Israel has tried to free Shalit, who was captured in a cross-border raid in 2006, through a prisoner swap with Hamas, but talks have bogged down over disagreements about who Israel might free, with both sides blaming one another.

Shalit is believed to be alive and being held in the coastal enclave.

Israel also blamed Snima, killed in an air strike on a car in a Gaza town that borders Egypt, for a rare rocket strike in August that was launched from the Sinai Peninsula and hit the Israeli coastal town of Eilat and the Jordanian port of Aqaba.

Death toll in Gaza rises to 18

Snima was among five people killed on Saturday, in the third consecutive day of fighting between Israel and armed Palestinian groups in Gaza, defying the efforts of mediators to stem the violence. Another man killed was also reportedly a Hamas fighter. Hamas and other groups fired dozens of rockets and mortar rounds at Israel but did not cause any casualties.

An Israeli military statement said Gaza armed groups had fired 120 rockets and mortar rounds at Israel since Thursday, at least 50 of them on Saturday. It said eight were intercepted by a newly placed "Iron Dome" missile shield.

Hamas, the group which controls Gaza, said it alone fired 60 rockets and mortar rounds, and other armed groups said they also had a role in the attacks.

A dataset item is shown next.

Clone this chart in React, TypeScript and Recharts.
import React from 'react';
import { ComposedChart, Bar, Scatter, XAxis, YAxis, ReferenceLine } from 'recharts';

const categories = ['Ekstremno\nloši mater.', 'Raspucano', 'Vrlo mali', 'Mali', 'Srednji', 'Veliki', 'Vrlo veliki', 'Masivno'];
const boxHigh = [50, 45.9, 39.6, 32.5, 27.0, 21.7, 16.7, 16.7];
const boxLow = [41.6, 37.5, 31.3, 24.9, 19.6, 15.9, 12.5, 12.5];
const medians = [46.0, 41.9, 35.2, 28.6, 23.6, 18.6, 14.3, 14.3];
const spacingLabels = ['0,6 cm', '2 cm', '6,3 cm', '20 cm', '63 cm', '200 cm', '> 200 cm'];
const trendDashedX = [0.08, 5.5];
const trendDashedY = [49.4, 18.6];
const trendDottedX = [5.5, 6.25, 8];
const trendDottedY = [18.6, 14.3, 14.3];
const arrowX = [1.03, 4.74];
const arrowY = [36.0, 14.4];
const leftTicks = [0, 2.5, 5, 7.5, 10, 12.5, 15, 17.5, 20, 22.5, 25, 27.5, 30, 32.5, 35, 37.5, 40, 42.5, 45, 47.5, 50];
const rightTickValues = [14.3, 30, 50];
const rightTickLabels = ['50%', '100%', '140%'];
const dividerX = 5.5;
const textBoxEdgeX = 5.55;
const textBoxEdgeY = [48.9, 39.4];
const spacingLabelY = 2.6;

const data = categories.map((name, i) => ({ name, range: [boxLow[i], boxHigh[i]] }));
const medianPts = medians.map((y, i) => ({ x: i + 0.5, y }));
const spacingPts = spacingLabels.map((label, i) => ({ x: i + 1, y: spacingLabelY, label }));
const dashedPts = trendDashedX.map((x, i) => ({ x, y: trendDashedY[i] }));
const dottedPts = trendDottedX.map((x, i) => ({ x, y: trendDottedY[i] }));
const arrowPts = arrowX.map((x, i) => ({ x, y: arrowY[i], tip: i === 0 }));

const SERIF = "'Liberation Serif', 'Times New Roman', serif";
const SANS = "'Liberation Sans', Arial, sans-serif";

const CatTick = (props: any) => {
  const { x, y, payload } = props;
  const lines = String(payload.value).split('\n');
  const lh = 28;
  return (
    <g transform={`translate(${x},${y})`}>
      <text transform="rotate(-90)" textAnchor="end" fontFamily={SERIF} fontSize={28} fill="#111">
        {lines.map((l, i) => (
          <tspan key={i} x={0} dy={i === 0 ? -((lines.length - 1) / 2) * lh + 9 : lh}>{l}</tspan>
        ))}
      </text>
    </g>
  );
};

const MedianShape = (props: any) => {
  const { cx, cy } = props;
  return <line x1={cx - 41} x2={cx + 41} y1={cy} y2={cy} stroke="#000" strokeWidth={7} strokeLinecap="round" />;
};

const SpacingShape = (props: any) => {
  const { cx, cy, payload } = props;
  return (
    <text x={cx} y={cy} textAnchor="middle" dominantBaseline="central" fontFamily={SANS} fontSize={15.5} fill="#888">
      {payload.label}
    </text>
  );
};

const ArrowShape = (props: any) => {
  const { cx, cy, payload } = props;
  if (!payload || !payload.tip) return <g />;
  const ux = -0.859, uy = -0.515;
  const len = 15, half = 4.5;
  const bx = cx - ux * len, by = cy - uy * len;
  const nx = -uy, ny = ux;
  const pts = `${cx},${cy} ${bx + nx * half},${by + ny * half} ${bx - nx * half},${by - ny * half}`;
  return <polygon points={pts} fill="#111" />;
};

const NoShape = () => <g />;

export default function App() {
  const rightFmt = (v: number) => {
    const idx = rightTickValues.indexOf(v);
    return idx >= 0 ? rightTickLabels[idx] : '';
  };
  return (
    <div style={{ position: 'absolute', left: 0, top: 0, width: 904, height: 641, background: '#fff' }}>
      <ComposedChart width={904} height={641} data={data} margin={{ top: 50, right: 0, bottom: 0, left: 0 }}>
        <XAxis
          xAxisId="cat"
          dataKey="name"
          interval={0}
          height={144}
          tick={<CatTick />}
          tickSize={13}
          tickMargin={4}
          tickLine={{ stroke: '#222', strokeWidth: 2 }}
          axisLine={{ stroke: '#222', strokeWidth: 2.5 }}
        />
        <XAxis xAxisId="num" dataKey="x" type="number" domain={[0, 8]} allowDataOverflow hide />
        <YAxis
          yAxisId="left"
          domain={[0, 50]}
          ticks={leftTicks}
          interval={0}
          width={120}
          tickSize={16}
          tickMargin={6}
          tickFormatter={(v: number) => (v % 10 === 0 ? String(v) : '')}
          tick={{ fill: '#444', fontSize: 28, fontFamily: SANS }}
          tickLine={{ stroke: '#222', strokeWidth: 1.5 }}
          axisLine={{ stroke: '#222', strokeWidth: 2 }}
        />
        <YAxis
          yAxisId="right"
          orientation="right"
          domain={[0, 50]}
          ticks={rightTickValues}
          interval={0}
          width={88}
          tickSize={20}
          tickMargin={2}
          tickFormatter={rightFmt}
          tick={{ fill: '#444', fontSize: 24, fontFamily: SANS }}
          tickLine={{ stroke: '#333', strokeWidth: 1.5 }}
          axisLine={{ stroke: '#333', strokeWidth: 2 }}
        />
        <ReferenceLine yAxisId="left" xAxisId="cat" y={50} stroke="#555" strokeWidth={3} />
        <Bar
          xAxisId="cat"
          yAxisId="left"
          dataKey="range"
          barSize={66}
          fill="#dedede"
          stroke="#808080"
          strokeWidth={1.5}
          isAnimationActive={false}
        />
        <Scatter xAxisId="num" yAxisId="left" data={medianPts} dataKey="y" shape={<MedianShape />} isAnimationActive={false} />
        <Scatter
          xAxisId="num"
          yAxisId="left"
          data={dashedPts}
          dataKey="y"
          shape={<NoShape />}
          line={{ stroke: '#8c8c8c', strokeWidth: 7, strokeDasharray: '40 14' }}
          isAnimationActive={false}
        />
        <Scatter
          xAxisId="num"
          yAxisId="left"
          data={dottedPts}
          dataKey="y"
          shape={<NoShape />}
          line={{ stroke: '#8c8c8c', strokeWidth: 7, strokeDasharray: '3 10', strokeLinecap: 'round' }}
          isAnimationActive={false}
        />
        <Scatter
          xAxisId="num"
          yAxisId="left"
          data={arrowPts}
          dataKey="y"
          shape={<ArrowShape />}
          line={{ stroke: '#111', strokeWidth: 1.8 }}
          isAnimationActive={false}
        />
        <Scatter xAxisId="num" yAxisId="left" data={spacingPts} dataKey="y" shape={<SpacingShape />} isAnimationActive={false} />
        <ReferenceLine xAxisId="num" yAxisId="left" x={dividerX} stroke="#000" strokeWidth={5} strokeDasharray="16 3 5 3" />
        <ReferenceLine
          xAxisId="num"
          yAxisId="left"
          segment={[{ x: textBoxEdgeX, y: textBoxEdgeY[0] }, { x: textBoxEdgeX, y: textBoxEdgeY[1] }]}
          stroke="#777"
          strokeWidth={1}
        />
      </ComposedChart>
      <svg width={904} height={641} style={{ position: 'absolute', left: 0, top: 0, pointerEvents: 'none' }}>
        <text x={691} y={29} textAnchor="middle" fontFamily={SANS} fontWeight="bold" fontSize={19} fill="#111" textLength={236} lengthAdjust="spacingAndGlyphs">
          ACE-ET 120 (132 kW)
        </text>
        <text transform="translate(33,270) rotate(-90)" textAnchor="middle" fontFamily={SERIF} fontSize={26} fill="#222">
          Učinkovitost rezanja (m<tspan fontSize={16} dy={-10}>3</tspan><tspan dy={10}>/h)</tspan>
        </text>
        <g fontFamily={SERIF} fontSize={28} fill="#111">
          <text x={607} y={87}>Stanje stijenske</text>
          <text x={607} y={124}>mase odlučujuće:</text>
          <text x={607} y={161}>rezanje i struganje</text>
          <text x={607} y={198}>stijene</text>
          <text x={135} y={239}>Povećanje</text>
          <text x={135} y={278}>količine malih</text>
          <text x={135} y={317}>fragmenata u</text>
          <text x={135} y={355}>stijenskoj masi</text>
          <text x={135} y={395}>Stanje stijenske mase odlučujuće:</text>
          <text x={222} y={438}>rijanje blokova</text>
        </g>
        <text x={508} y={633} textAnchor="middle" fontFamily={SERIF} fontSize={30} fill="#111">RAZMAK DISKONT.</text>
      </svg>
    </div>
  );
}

The death toll since Israel launched its retaliation for an attack on a school bus that critically wounded a teenager on Thursday climbed to 18 Palestinian fighters and civilians, including a 10-year-old boy.

There were signs of efforts to stop the bloodshed. Israel Radio said the UN Middle East envoy, Robert Serry, was trying to mediate a halt to the violence, and the Egyptian state news agency said Egypt was engaged in similar efforts.

A Palestinian official said the Arab League would discuss the fighting at a session in Cairo on Sunday.

But Abu Ubaida said Hamas would reject any ceasefire with Israel.

"There is no room to talk about calm between us," he said. "The blood of our people is very dear and cannot be in vain."

However, Ehud Barak , Israeli defence minister, in an interview with Israeli radio said that Israel will cease firing if Palestinians do likewise.

"If they stop firing on our communities, we will stop firing. If they stop firing in general, it will be quiet, it will be good," Barak said.

Meanwhile, Israeli Prime Minister Binyamin Netanyahu held a strategy session with senior officials after the Jewish sabbath on Saturday evening to weigh future steps.

Cabinet minister Gideon Sa'ar said earlier that Israel would keep responding to the attacks from Gaza, where it closely controls the entry and exit of people and goods.

"We will not permit sporadic shootings or the disruption of life inside Israel," Sa'ar told Israel Radio. "We will continue ... to implement a principle of defending our citizens."